=== Items ===

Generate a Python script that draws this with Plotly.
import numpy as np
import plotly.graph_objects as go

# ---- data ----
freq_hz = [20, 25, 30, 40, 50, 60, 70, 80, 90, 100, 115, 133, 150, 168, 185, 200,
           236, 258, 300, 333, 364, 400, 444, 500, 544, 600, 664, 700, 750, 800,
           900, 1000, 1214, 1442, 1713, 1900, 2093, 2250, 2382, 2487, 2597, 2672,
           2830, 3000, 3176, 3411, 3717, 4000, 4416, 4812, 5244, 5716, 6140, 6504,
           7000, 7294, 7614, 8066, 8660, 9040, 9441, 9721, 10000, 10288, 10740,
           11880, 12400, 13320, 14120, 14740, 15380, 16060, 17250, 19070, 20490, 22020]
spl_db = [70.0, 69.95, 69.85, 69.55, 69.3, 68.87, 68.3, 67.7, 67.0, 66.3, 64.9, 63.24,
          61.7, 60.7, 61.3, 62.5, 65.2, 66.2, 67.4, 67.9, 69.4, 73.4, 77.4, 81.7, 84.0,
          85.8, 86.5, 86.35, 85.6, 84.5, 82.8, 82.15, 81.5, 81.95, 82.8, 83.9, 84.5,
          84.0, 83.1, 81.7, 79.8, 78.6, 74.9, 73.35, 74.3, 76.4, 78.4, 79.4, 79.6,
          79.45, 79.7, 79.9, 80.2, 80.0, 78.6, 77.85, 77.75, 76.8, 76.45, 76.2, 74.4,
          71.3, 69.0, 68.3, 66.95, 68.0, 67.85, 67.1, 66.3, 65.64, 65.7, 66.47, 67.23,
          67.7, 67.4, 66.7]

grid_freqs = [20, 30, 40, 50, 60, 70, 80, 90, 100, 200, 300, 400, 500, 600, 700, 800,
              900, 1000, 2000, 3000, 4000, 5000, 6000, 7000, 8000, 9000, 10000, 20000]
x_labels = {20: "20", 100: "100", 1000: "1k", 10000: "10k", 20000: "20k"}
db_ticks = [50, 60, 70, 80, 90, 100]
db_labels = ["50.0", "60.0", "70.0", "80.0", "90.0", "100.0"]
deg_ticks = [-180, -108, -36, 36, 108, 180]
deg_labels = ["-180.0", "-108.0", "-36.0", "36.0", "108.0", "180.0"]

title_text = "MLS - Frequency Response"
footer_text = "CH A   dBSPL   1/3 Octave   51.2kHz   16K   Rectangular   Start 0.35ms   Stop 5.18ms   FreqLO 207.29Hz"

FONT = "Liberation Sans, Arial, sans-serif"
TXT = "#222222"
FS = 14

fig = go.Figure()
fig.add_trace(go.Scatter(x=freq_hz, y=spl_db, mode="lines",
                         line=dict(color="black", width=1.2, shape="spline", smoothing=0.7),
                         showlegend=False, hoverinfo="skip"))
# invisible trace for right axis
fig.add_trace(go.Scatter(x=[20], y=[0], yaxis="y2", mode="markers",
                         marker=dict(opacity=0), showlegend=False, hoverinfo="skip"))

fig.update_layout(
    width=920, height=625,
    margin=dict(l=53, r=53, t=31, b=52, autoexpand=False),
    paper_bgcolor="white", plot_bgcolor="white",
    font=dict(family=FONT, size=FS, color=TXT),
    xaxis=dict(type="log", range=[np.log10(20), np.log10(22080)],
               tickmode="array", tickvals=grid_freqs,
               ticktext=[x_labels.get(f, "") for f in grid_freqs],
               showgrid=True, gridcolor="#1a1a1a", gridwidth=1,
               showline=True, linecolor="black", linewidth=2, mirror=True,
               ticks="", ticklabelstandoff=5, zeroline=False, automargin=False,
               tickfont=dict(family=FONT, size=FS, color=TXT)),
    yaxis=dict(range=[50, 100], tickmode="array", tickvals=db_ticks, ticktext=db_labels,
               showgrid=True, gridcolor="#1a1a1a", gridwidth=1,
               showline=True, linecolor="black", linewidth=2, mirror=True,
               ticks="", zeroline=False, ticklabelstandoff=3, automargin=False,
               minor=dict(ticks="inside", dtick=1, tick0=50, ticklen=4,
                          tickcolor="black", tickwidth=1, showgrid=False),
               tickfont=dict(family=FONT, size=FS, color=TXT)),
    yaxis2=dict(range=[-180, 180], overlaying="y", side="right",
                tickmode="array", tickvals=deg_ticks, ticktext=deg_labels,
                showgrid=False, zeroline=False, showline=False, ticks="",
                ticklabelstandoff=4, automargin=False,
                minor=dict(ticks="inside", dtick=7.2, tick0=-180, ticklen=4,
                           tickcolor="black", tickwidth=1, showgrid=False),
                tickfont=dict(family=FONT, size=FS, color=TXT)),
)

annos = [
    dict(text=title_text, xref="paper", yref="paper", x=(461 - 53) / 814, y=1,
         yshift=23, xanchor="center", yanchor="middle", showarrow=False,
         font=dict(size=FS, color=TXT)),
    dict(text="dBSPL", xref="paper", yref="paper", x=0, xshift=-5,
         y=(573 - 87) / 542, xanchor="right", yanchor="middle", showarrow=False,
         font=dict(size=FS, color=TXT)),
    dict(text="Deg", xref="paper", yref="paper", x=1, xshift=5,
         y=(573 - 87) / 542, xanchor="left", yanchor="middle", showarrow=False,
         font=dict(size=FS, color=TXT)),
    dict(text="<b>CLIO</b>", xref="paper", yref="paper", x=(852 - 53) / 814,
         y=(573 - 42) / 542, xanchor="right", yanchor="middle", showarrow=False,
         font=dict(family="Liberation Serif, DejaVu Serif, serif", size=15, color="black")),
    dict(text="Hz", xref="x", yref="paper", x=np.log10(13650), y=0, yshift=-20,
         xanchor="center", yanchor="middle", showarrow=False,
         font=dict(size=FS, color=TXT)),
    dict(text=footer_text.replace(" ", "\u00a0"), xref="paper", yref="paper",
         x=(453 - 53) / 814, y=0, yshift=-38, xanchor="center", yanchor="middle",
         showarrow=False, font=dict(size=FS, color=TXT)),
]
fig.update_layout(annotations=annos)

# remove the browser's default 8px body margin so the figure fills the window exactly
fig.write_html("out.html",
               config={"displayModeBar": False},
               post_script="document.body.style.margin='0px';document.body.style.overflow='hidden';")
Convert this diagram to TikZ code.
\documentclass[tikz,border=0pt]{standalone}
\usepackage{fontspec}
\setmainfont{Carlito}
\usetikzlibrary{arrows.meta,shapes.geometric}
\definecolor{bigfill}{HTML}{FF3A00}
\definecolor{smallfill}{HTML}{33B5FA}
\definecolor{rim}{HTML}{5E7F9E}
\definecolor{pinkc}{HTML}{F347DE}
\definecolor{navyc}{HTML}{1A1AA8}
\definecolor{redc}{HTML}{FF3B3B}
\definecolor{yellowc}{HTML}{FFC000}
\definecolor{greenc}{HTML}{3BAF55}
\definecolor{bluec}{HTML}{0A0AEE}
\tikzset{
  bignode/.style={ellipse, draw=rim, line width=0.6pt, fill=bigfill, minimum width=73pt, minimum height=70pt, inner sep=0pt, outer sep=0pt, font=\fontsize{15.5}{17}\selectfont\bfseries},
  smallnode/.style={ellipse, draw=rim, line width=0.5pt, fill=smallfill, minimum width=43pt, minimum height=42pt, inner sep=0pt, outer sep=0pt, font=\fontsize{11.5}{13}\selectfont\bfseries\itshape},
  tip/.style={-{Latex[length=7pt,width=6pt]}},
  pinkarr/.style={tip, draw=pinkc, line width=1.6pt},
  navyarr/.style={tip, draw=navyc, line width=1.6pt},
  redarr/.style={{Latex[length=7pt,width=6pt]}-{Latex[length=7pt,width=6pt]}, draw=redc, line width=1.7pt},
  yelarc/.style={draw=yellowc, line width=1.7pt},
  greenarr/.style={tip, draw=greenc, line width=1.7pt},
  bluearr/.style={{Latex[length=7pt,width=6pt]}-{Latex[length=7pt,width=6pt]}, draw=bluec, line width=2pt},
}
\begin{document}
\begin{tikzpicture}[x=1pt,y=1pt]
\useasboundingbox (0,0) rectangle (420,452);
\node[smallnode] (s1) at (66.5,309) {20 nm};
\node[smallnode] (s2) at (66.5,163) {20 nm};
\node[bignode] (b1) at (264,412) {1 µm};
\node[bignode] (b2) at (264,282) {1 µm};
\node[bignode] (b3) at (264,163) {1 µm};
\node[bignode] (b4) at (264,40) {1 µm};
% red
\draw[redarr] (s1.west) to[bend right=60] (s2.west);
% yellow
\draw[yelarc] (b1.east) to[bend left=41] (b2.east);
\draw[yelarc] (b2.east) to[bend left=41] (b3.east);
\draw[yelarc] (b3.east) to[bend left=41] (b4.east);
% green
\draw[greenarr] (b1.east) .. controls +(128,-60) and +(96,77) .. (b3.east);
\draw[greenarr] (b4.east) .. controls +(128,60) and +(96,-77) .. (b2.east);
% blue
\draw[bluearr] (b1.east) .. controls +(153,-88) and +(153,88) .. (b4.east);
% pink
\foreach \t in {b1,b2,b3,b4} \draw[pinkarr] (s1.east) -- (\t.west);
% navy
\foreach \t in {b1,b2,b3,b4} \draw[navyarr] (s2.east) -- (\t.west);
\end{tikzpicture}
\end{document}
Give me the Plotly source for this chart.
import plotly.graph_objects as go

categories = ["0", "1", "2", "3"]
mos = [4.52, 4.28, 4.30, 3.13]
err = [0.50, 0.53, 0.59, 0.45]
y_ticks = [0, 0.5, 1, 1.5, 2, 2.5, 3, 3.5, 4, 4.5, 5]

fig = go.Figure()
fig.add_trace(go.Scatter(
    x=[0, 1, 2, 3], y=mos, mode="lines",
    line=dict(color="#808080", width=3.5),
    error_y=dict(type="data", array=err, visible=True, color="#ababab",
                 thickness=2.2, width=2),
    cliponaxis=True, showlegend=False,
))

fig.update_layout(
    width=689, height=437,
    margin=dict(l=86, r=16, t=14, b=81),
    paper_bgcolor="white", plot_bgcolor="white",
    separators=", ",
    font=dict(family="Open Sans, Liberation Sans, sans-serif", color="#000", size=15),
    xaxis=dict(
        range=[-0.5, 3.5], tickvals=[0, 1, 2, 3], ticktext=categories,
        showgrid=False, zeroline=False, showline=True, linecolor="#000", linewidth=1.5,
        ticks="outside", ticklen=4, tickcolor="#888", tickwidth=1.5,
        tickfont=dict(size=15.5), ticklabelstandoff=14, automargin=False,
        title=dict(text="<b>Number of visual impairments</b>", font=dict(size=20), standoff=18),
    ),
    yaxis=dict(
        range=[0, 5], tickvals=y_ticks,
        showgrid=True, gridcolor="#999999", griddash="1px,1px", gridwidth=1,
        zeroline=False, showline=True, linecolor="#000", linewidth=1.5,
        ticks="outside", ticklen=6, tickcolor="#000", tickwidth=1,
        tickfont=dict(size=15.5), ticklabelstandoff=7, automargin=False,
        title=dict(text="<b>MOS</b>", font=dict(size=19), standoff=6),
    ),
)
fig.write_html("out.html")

===

## Instructions to follow
Write out a verbatim copy of the data, beginning with its first line and ending with the line that contains "67.7, 67.4, 66.7]".

## Answer to the exercise
Generate a Python script that draws this with Plotly.
import numpy as np
import plotly.graph_objects as go

# ---- data ----
freq_hz = [20, 25, 30, 40, 50, 60, 70, 80, 90, 100, 115, 133, 150, 168, 185, 200,
           236, 258, 300, 333, 364, 400, 444, 500, 544, 600, 664, 700, 750, 800,
           900, 1000, 1214, 1442, 1713, 1900, 2093, 2250, 2382, 2487, 2597, 2672,
           2830, 3000, 3176, 3411, 3717, 4000, 4416, 4812, 5244, 5716, 6140, 6504,
           7000, 7294, 7614, 8066, 8660, 9040, 9441, 9721, 10000, 10288, 10740,
           11880, 12400, 13320, 14120, 14740, 15380, 16060, 17250, 19070, 20490, 22020]
spl_db = [70.0, 69.95, 69.85, 69.55, 69.3, 68.87, 68.3, 67.7, 67.0, 66.3, 64.9, 63.24,
          61.7, 60.7, 61.3, 62.5, 65.2, 66.2, 67.4, 67.9, 69.4, 73.4, 77.4, 81.7, 84.0,
          85.8, 86.5, 86.35, 85.6, 84.5, 82.8, 82.15, 81.5, 81.95, 82.8, 83.9, 84.5,
          84.0, 83.1, 81.7, 79.8, 78.6, 74.9, 73.35, 74.3, 76.4, 78.4, 79.4, 79.6,
          79.45, 79.7, 79.9, 80.2, 80.0, 78.6, 77.85, 77.75, 76.8, 76.45, 76.2, 74.4,
          71.3, 69.0, 68.3, 66.95, 68.0, 67.85, 67.1, 66.3, 65.64, 65.7, 66.47, 67.23,
          67.7, 67.4, 66.7]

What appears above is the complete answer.